GAPKI Dukung Ekstensifikasi Lahan Sawit Untuk Penuhi Target B50

Pekerja migran asal Lombok memikul sawit di Selangor, Malaysia, Senin (9/12/2024). (ANTARA/Sugiharto Purnama/am)
FAKTA.COM, Jakarta – Gabungan Pengusaha Kelapa Sawit Indonesia (GAPKI) mengungkapkan bahwa industri sawit memiliki peran besar dalam ekonomi nasional dan tidak boleh dilihat sebagai penyebab utama deforestasi. GAPKI mengungkapkan dalam mendukung target pemerintah, yaitu penerapan penggunaan bahan bakar nabati program mandatori B50, ekstensifikasi lahan sawit perlu dilakukan.
Kebijakan terkait implementasi B40 dan target B50 pada 2026 ini bertujuan untuk memperkuat ketahanan pangan, energi, dan air, serta mendukung program biodiesel domestik yang semakin ditingkatkan.
Ketua Bidang Kampanye Positif GAPKI, Edi Suhardi, menjelaskan bahwa GAPKI akan berkomitmen untuk mengikuti regulasi pemerintah dan menerapkan standar keberlanjutan, seperti Indonesian Sustainable Palm Oil (ISPO) dan Roundtable on Sustainable Palm Oil (RSPO).
“Jadi kami ini sifatnya adalah manut, kita ini tut wuri handayani apapun kebijakan pemerintah, standar yang diperkenalkan pemerintah, GAPKI ini posisinya adalah pada mendorong anggota-anggotanya untuk taat dan patuh terhadap aturan standar dari pemerintah,” ungkapnya dalam “Diskusi Publik & Media Briefing Tantangan Tata Kelola Sawit di Tengah Ambisi Pembukaan 20 Juta Hektare Hutan” di Jakarta, Rabu (5/2/2025).
Pemerintah terus mendorong penggunaan bahan bakar nabati melalui program mandatori B40 dan target B50. Namun, kebijakan ini menghadapi tantangan besar terkait kesediaan bahan baku. Edi mengatakan untuk memenuhi kebutuhan produksi program tersebut diperlukannya ekstensifikasi lahan sawit.

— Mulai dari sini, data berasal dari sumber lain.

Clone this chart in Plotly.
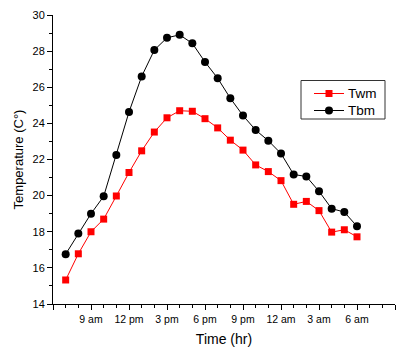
import plotly.graph_objects as go

# Hours elapsed since 6 am (7 am ... 6 am next day)
hours = [1, 2, 3, 4, 5, 6, 7, 8, 9, 10, 11, 12,
         13, 14, 15, 16, 17, 18, 19, 20, 21, 22, 23, 24]

# Wet-bulb (Twm) and dry-bulb (Tbm) mean temperatures, °C
twm = [15.33, 16.78, 18.0, 18.7, 19.98, 21.28, 22.48, 23.52, 24.31, 24.7, 24.67, 24.26,
       23.75, 23.07, 22.52, 21.7, 21.33, 20.83, 19.52, 19.68, 19.17, 17.98, 18.11, 17.72]
tbm = [16.76, 17.9, 19.0, 19.96, 22.25, 24.63, 26.6, 28.06, 28.74, 28.9, 28.43, 27.4,
       26.5, 25.39, 24.43, 23.63, 23.04, 22.33, 21.17, 21.06, 20.24, 19.28, 19.09, 18.3]

series_names = ["Twm", "Tbm"]
series_colors = ["#ff0000", "#000000"]
series_symbols = ["square", "circle"]

tick_hours = [0, 3, 6, 9, 12, 15, 18, 21, 24, 27]
tick_labels = ["", "9 am", "12 pm", "3 pm", "6 pm", "9 pm", "12 am", "3 am", "6 am", ""]

font_family = "Liberation Sans, Arial, sans-serif"

W, H = 404, 347
M_L, M_R, M_T, M_B = 53, 9, 15, 43
PLOT_W = W - M_L - M_R
PLOT_H = H - M_T - M_B


def px_x(p):
    """Pixel column -> paper x."""
    return (p - M_L) / PLOT_W


def px_y(p):
    """Pixel row -> paper y."""
    return (H - M_B - p) / PLOT_H


fig = go.Figure()
for name, vals, color, sym in zip(series_names, [twm, tbm], series_colors, series_symbols):
    fig.add_trace(go.Scatter(
        x=hours, y=vals, name=name, mode="lines+markers",
        line=dict(color=color, width=1),
        marker=dict(symbol=sym, size=7 if sym == "square" else 8, color=color),
        showlegend=False,
    ))

axis_common = dict(
    showline=True, linecolor="black", linewidth=1, mirror=False,
    ticks="outside", tickcolor="black", tickwidth=1, ticklen=5,
    showgrid=False, zeroline=False, automargin=False,
)

fig.update_xaxes(
    **axis_common,
    range=[0, 27],
    tickvals=tick_hours, ticktext=tick_labels,
    tickfont=dict(family=font_family, size=10.5, color="black"),
    minor=dict(dtick=1, tick0=0, ticks="outside", ticklen=3, tickcolor="black", showgrid=False),
    title=dict(text="Time (hr)", font=dict(family=font_family, size=14, color="black"), standoff=13),
)
fig.update_yaxes(
    **axis_common,
    range=[14, 30], dtick=2, tick0=14,
    tickfont=dict(family=font_family, size=11, color="black"),
    minor=dict(dtick=1, ticks="outside", ticklen=3, tickcolor="black", showgrid=False),
    title=dict(text="Temperature (C°)", font=dict(family=font_family, size=13, color="black"), standoff=5),
)

# Boxed legend drawn as shapes and annotations
shapes = [dict(
    type="rect", xref="paper", yref="paper",
    x0=px_x(301), x1=px_x(385), y0=px_y(119), y1=px_y(80.5),
    line=dict(color="#333333", width=1), fillcolor="white", layer="above",
)]
annotations = []
rows_y = [93.5, 110.5]
for name, color, sym, ry in zip(series_names, series_colors, series_symbols, rows_y):
    shapes.append(dict(
        type="line", xref="paper", yref="paper",
        x0=px_x(314), x1=px_x(344), y0=px_y(ry), y1=px_y(ry),
        line=dict(color=color, width=1), layer="above",
    ))
    r = 3.5 if sym == "square" else 4
    shapes.append(dict(
        type="rect" if sym == "square" else "circle", xref="paper", yref="paper",
        x0=px_x(329 - r), x1=px_x(329 + r), y0=px_y(ry + r), y1=px_y(ry - r),
        line=dict(color=color, width=0), fillcolor=color, layer="above",
    ))
    annotations.append(dict(
        text=name, xref="paper", yref="paper", x=px_x(345.5), y=px_y(ry),
        xanchor="left", yanchor="middle", showarrow=False,
        font=dict(family=font_family, size=13.5, color="black"),
    ))

fig.update_layout(
    width=W, height=H,
    margin=dict(l=M_L, r=M_R, t=M_T, b=M_B),
    paper_bgcolor="white", plot_bgcolor="white",
    font=dict(family=font_family, color="black"),
    shapes=shapes, annotations=annotations,
    showlegend=False,
)

fig.write_html("out.html")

Edi mengungkapkan ekspor sawit saat ini saja sudah terganggu dalam memenuhi program B40. Maka dari itu, total pasokan sawit tidak akan cukup untuk memenuhi pasokan dalam mencapai target program B50.
“Terkait dengan B50, saya melihat bahwa B40 ini akan mengganggu juga ekspor kita. Karena produksi sawit Indonesia ini sudah stagnan di angka kisaran 50 juta ton per tahun, sehingga bila mana dinaikkan jadi B50 mau tidak mau, hanya bisa dilakukan dengan ekstensifikasi,” ungkapnya.
Edi mengatakan bahwa selama ini peningkatan produksi sawit lebih banyak dilakukan melalui intensifikasi, yakni dengan meningkatkan produktivitas di lahan yang sudah ada. Dalam meningkatkan pertumbuhan produksi sawit dengan menggunakan metode intensifikasi tersebut perlu membutuhkan waktu dan tidak bisa berlangsung cepat.
“Selama ini kita bicara tentang intensifikasi, kenaikan deal itu tidak mudah, perlu waktu 5-10 tahun baru bisa. Karena sawit itu kan tidak seperti padi atau jagung yang bisa seumur beberapa bulan berubah,” ungkapnya.
Edi menegaskan jika memang pemerintah serius akan target B100, mau tidak mau harus melakukan ekstensifikasi untuk memproduksi sampai 100 juta ton per tahun pada tahun 2045.